The Atomos Shogun 7 was the first monitor/recorder from the company that features true HDR monitoring. This is made possible by the display's clever backlight system, which splits the monitoring area up into 360 zones, allowing the backlight to be much more finely controlled, or even switched off, so that the deepest blacks and shadows can be replicated. Sheer brightness alone doesn't make a display HDR capable. This new system, combined with the monitors high brightness capabilities allows it to show a much wider dynamic range than one that uses a traditional backlight system. This was impressive enough on its release, at which time it could achieve a peak brightness of 1500 nits. Pretty bright... Except that Atomos was holding back a little, possibly while more testing was being done.
But now we have the fruits of that short wait, and the company has just released AtomosOS V10.3, which takes the peak brightness capability of the Shogun 7 all the way up to a pretty astounding 3000 nits.

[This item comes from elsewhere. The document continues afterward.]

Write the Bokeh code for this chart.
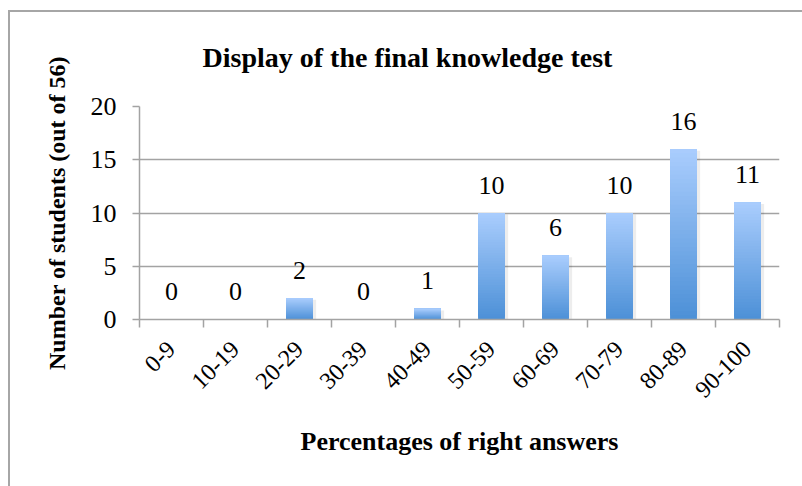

For users who take the monitor outside a lot, it would seem logical that the increased brightness would offer a large benefit. However this isn't quite the case and Atomos recommends using the 'Daylight' 1500 nit mode on the monitor for Rec.709 or 'native' viewing in such situations. So while the 3000 nit capability of the monitor allows it to show much more dynamic range, it does not necesserily correlate with better daylight viewing.
The new firmware also unlocks 2kp240 DCI/HD for Sony and Panasonic RAW, as well as Dolby Vision Playout, which lets the Shogun 7 output Dolby Vision throughput to compatible monitors and televisions.
Atomos really does seem to have claimed the position as one of the most innovative companies for such products, and now I guess the wait is on for a Ninja V+ which uses the same backlight technology. I think we all know such a device is coming, but just when is anybody's guess!
Note: This article has been updated with new information regarding daylight viewing capability.